Personal information
- Full name: Ernest Oswald Blamires
- Born: 11 June 1881 Warrnambool, Victoria, Australia
- Died: 6 June 1963 (aged 81) Auckland, New Zealand
- Batting: Right-handed
- Bowling: Slow
- Relations: Pat Evison (daughter); Edgar Blamires (brother); Henry Blamires (brother);

Domestic team information
- 1911/12–1912/13: Wellington
- 1923/24–1926/27: Otago

Career statistics
| Competition | First-class |
| Matches | 20 |
| Runs scored | 1,015 |
| Batting average | 26.71 |
| 100s/50s | 2/5 |
| Top score | 133 |
| Balls bowled | 1,508 |
| Wickets | 15 |
| Bowling average | 49.53 |
| 5 wickets in innings | 0 |
| 10 wickets in match | 0 |
| Best bowling | 4/56 |
| Catches/stumpings | 20/0 |
- Source: CricketArchive, 1 May 2014

= Ernest Blamires =

New Zealand minister and cricketer

Ernest Oswald Blamires (11 June 1881 - 6 June 1963) was a New Zealand first-class cricketer and clergyman.

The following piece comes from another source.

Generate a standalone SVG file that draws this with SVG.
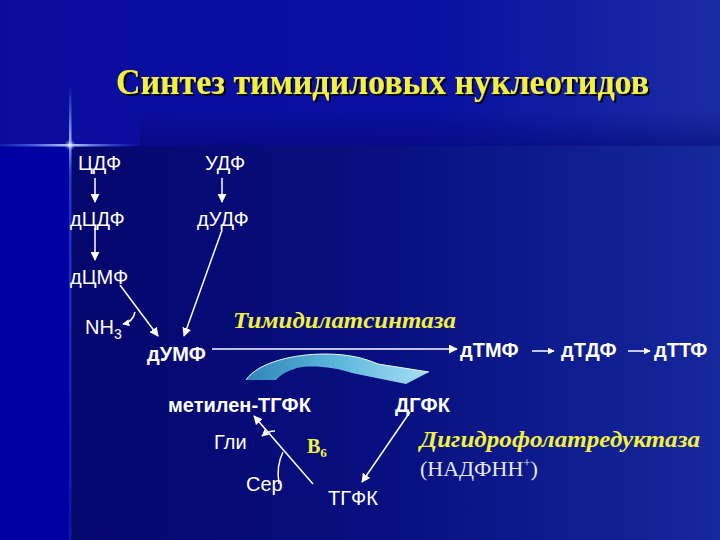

==Life and clerical career==
Ernest Blamires was born at Warrnambool in Australia, and went to school at Wesley College in Melbourne, which was then a Methodist school for boys. He went into commerce on leaving school, but in 1903 he followed his father to New Zealand and became a Methodist minister.

He served as a minister for the next 56 years. He was General Secretary of the New Zealand Bible in Schools League and wrote the book A Christian Core for New Zealand Education (1960).

His four elder brothers were all ministers. One, Henry, played first-class cricket for Hawke's Bay.

After his first wife died, Blamires married again. He had three daughters, one of whom, Patricia, became a prominent actress. He died in hospital in the northern Auckland suburb of Takapuna in June 1963, aged 81.

==Cricket career==
A hard-hitting batsman, known as "The Cricketing Cleric", Ernest Blamires played for a number of teams as he moved around New Zealand in his work as a minister. He played five first-class matches for Wellington in 1911–12 and 1912–13, captaining the team in one match.

While working at Hāwera, Blamires played for the South Taranaki team in 1913–14 and 1914–15, twice in the Hawke Cup and once against the touring Australians. He played for Waikato in the Hawke Cup in 1921–22, and for a combined Taranaki and Wanganui team against MCC in 1922–23.

Transferring to Dunedin, Blamires resumed his first-class career at the age of 42, playing for Otago in the 1923–24 season. In his first match, batting at number four, he made 35 and 133 in a victory over Canterbury. When Otago played the touring New South Wales cricket team he made 33 and 67 as an opener, and he was selected to play for New Zealand in their second match against New South Wales. Batting at number three, he made a pair.

Blamires was appointed to captain Otago in 1924–25, and led them to their first Plunket Shield championship. Batting at number six, he made 117 in 183 minutes in the match against Wellington. He continued to captain the side in 1925–26 and 1926–27, when he played his last first-class match. He continued playing cricket for some years. In 1929–30 he top-scored for Wairarapa against the touring MCC team.

Dick Brittenden described Blamires as "an excellent bat" and "a cricketer of considerable resource, [who] once, when playing Warwick Armstrong's leg theory, changed from right-hand to left-hand briefly, the better to cope with the situation" – an early example of the switch hit.